# [What this task involves]
Transcribe the whole listing below without changing a word, but leave out every image.

# [Recorded data]
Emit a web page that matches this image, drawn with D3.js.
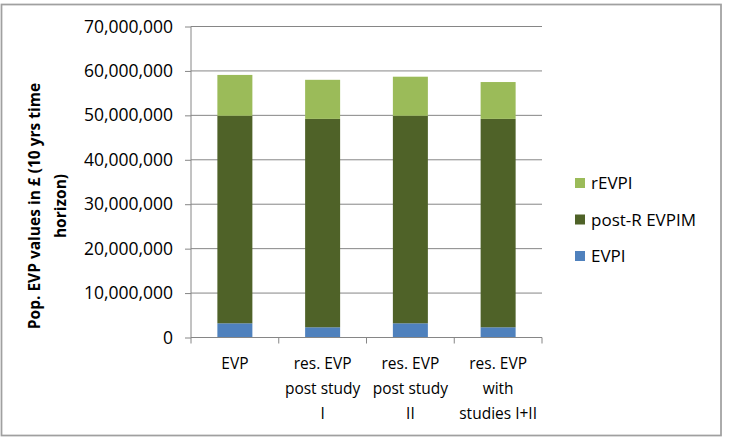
<!DOCTYPE html>
<html lang="en">
<head>
<meta charset="UTF-8">
<title>Pop. EVP values</title>
<script src="https://d3js.org/d3.v7.min.js"></script>
<style>
  body { margin: 0; background: #fff; }
  svg text { font-family: "Open Sans", "Liberation Sans", sans-serif; fill: #000; }
  .yaxis .tick text { font-size: 17.5px; }
  .legend text { font-size: 17px; }
  .ytitle { font-size: 15.5px; font-weight: bold; }
</style>
</head>
<body>
<div id="chart"></div>
<script>
// categories (each label already split into lines as in the picture)
const categories = ["EVP", "res. EVP post study I", "res. EVP post study II", "res. EVP with studies I+II"];
const categoryLines = [
  ["EVP"],
  ["res. EVP", "post study", "I"],
  ["res. EVP", "post study", "II"],
  ["res. EVP", "with", "studies I+II"]
];
// series values, in £
const evpi     = [3200000, 2300000, 3200000, 2300000];
const postR    = [46700000, 46900000, 46700000, 46900000];
const rEvpi    = [9200000, 8800000, 8800000, 8300000];
const seriesNames = ["EVPI", "post-R EVPIM", "rEVPI"];
const colors = ["#4f81bd", "#4f6228", "#9bbb59"];
const yTicks = [0, 10000000, 20000000, 30000000, 40000000, 50000000, 60000000, 70000000];

const W = 735, H = 440;
const plot = {left: 191, right: 542, top: 26.5, bottom: 337.5};

const svg = d3.select("#chart").append("svg")
  .attr("width", W).attr("height", H);

// outer chart border
svg.append("rect")
  .attr("x", 1.5).attr("y", 4.5)
  .attr("width", 719.5).attr("height", 431)
  .attr("fill", "none").attr("stroke", "#a0a0a0").attr("stroke-width", 1.75);

const table = categories.map((c, i) => ({cat: c, "EVPI": evpi[i], "post-R EVPIM": postR[i], "rEVPI": rEvpi[i]}));
const stack = d3.stack().keys(seriesNames)(table);

const x = d3.scaleBand().domain(categories).range([plot.left, plot.right]).paddingInner(0).paddingOuter(0);
const y = d3.scaleLinear().domain([0, 70000000]).range([plot.bottom, plot.top]);

// gridlines
svg.append("g")
  .selectAll("line")
  .data(yTicks.slice(1))
  .join("line")
  .attr("x1", plot.left).attr("x2", plot.right)
  .attr("y1", d => y(d)).attr("y2", d => y(d))
  .attr("stroke", "#868686").attr("stroke-width", 1);

// y axis
const yAxis = svg.append("g")
  .attr("class", "yaxis")
  .attr("transform", `translate(${plot.left},0)`)
  .call(d3.axisLeft(y).tickValues(yTicks).tickFormat(d3.format(",")).tickSize(6).tickPadding(12));
yAxis.select(".domain").attr("stroke", "#868686").attr("d", `M0,${plot.top}V${plot.bottom}`);
yAxis.selectAll(".tick line").attr("stroke", "#868686");
yAxis.selectAll(".tick text").attr("font-size", null).attr("font-family", null);

// bars
const barW = 35;
svg.append("g")
  .selectAll("g")
  .data(stack)
  .join("g")
  .attr("fill", (d, i) => colors[i])
  .selectAll("rect")
  .data(d => d)
  .join("rect")
  .attr("x", d => x(d.data.cat) + x.bandwidth() / 2 - barW / 2)
  .attr("width", barW)
  .attr("y", d => y(d[1]))
  .attr("height", d => y(d[0]) - y(d[1]));

// x axis
const xAxis = svg.append("g")
  .attr("transform", `translate(0,${plot.bottom})`);
xAxis.append("line")
  .attr("x1", plot.left).attr("x2", plot.right)
  .attr("stroke", "#868686");
xAxis.selectAll("line.tk")
  .data(d3.range(categories.length + 1))
  .join("line")
  .attr("class", "tk")
  .attr("x1", i => plot.left + i * x.step()).attr("x2", i => plot.left + i * x.step())
  .attr("y1", 0).attr("y2", 6)
  .attr("stroke", "#868686");
xAxis.selectAll("text")
  .data(categories)
  .join("text")
  .attr("text-anchor", "middle")
  .attr("font-size", 15.5)
  .attr("transform", d => `translate(${x(d) + x.bandwidth() / 2},31)`)
  .selectAll("tspan")
  .data((d, i) => categoryLines[i])
  .join("tspan")
  .attr("x", 0)
  .attr("y", (d, i) => i * 25)
  .text(d => d);

// y title
svg.append("text")
  .attr("class", "ytitle")
  .attr("text-anchor", "middle")
  .attr("transform", "translate(40,206) rotate(-90)")
  .selectAll("tspan")
  .data(["Pop. EVP values in £ (10 yrs time", "horizon)"])
  .join("tspan")
  .attr("x", 0)
  .attr("y", (d, i) => i * 26)
  .text(d => d);

// legend (top to bottom: rEVPI, post-R EVPIM, EVPI)
const legend = svg.append("g").attr("class", "legend")
  .attr("transform", "translate(575,178)");
seriesNames.slice().reverse().forEach((name, i) => {
  const row = legend.append("g").attr("transform", `translate(0,${i * 36.5})`);
  row.append("rect").attr("width", 10).attr("height", 10)
    .attr("fill", colors[seriesNames.length - 1 - i]);
  row.append("text").attr("x", 16).attr("y", 11).text(name);
});
</script>
</body>
</html>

# [Output for this exercise]
Emit a web page that matches this image, drawn with D3.js.
<!DOCTYPE html>
<html lang="en">
<head>
<meta charset="UTF-8">
<title>Pop. EVP values</title>
<script src="https://d3js.org/d3.v7.min.js"></script>
<style>
  body { margin: 0; background: #fff; }
  svg text { font-family: "Open Sans", "Liberation Sans", sans-serif; fill: #000; }
  .yaxis .tick text { font-size: 17.5px; }
  .legend text { font-size: 17px; }
  .ytitle { font-size: 15.5px; font-weight: bold; }
</style>
</head>
<body>
<div id="chart"></div>
<script>
// categories (each label already split into lines as in the picture)
const categories = ["EVP", "res. EVP post study I", "res. EVP post study II", "res. EVP with studies I+II"];
const categoryLines = [
  ["EVP"],
  ["res. EVP", "post study", "I"],
  ["res. EVP", "post study", "II"],
  ["res. EVP", "with", "studies I+II"]
];
// series values, in £
const evpi     = [3200000, 2300000, 3200000, 2300000];
const postR    = [46700000, 46900000, 46700000, 46900000];
const rEvpi    = [9200000, 8800000, 8800000, 8300000];
const seriesNames = ["EVPI", "post-R EVPIM", "rEVPI"];
const colors = ["#4f81bd", "#4f6228", "#9bbb59"];
const yTicks = [0, 10000000, 20000000, 30000000, 40000000, 50000000, 60000000, 70000000];

const W = 735, H = 440;
const plot = {left: 191, right: 542, top: 26.5, bottom: 337.5};

const svg = d3.select("#chart").append("svg")
  .attr("width", W).attr("height", H);

// outer chart border
svg.append("rect")
  .attr("x", 1.5).attr("y", 4.5)
  .attr("width", 719.5).attr("height", 431)
  .attr("fill", "none").attr("stroke", "#a0a0a0").attr("stroke-width", 1.75);

const table = categories.map((c, i) => ({cat: c, "EVPI": evpi[i], "post-R EVPIM": postR[i], "rEVPI": rEvpi[i]}));
const stack = d3.stack().keys(seriesNames)(table);

const x = d3.scaleBand().domain(categories).range([plot.left, plot.right]).paddingInner(0).paddingOuter(0);
const y = d3.scaleLinear().domain([0, 70000000]).range([plot.bottom, plot.top]);

// gridlines
svg.append("g")
  .selectAll("line")
  .data(yTicks.slice(1))
  .join("line")
  .attr("x1", plot.left).attr("x2", plot.right)
  .attr("y1", d => y(d)).attr("y2", d => y(d))
  .attr("stroke", "#868686").attr("stroke-width", 1);

// y axis
const yAxis = svg.append("g")
  .attr("class", "yaxis")
  .attr("transform", `translate(${plot.left},0)`)
  .call(d3.axisLeft(y).tickValues(yTicks).tickFormat(d3.format(",")).tickSize(6).tickPadding(12));
yAxis.select(".domain").attr("stroke", "#868686").attr("d", `M0,${plot.top}V${plot.bottom}`);
yAxis.selectAll(".tick line").attr("stroke", "#868686");
yAxis.selectAll(".tick text").attr("font-size", null).attr("font-family", null);

// bars
const barW = 35;
svg.append("g")
  .selectAll("g")
  .data(stack)
  .join("g")
  .attr("fill", (d, i) => colors[i])
  .selectAll("rect")
  .data(d => d)
  .join("rect")
  .attr("x", d => x(d.data.cat) + x.bandwidth() / 2 - barW / 2)
  .attr("width", barW)
  .attr("y", d => y(d[1]))
  .attr("height", d => y(d[0]) - y(d[1]));

// x axis
const xAxis = svg.append("g")
  .attr("transform", `translate(0,${plot.bottom})`);
xAxis.append("line")
  .attr("x1", plot.left).attr("x2", plot.right)
  .attr("stroke", "#868686");
xAxis.selectAll("line.tk")
  .data(d3.range(categories.length + 1))
  .join("line")
  .attr("class", "tk")
  .attr("x1", i => plot.left + i * x.step()).attr("x2", i => plot.left + i * x.step())
  .attr("y1", 0).attr("y2", 6)
  .attr("stroke", "#868686");
xAxis.selectAll("text")
  .data(categories)
  .join("text")
  .attr("text-anchor", "middle")
  .attr("font-size", 15.5)
  .attr("transform", d => `translate(${x(d) + x.bandwidth() / 2},31)`)
  .selectAll("tspan")
  .data((d, i) => categoryLines[i])
  .join("tspan")
  .attr("x", 0)
  .attr("y", (d, i) => i * 25)
  .text(d => d);

// y title
svg.append("text")
  .attr("class", "ytitle")
  .attr("text-anchor", "middle")
  .attr("transform", "translate(40,206) rotate(-90)")
  .selectAll("tspan")
  .data(["Pop. EVP values in £ (10 yrs time", "horizon)"])
  .join("tspan")
  .attr("x", 0)
  .attr("y", (d, i) => i * 26)
  .text(d => d);

// legend (top to bottom: rEVPI, post-R EVPIM, EVPI)
const legend = svg.append("g").attr("class", "legend")
  .attr("transform", "translate(575,178)");
seriesNames.slice().reverse().forEach((name, i) => {
  const row = legend.append("g").attr("transform", `translate(0,${i * 36.5})`);
  row.append("rect").attr("width", 10).attr("height", 10)
    .attr("fill", colors[seriesNames.length - 1 - i]);
  row.append("text").attr("x", 16).attr("y", 11).text(name);
});
</script>
</body>
</html>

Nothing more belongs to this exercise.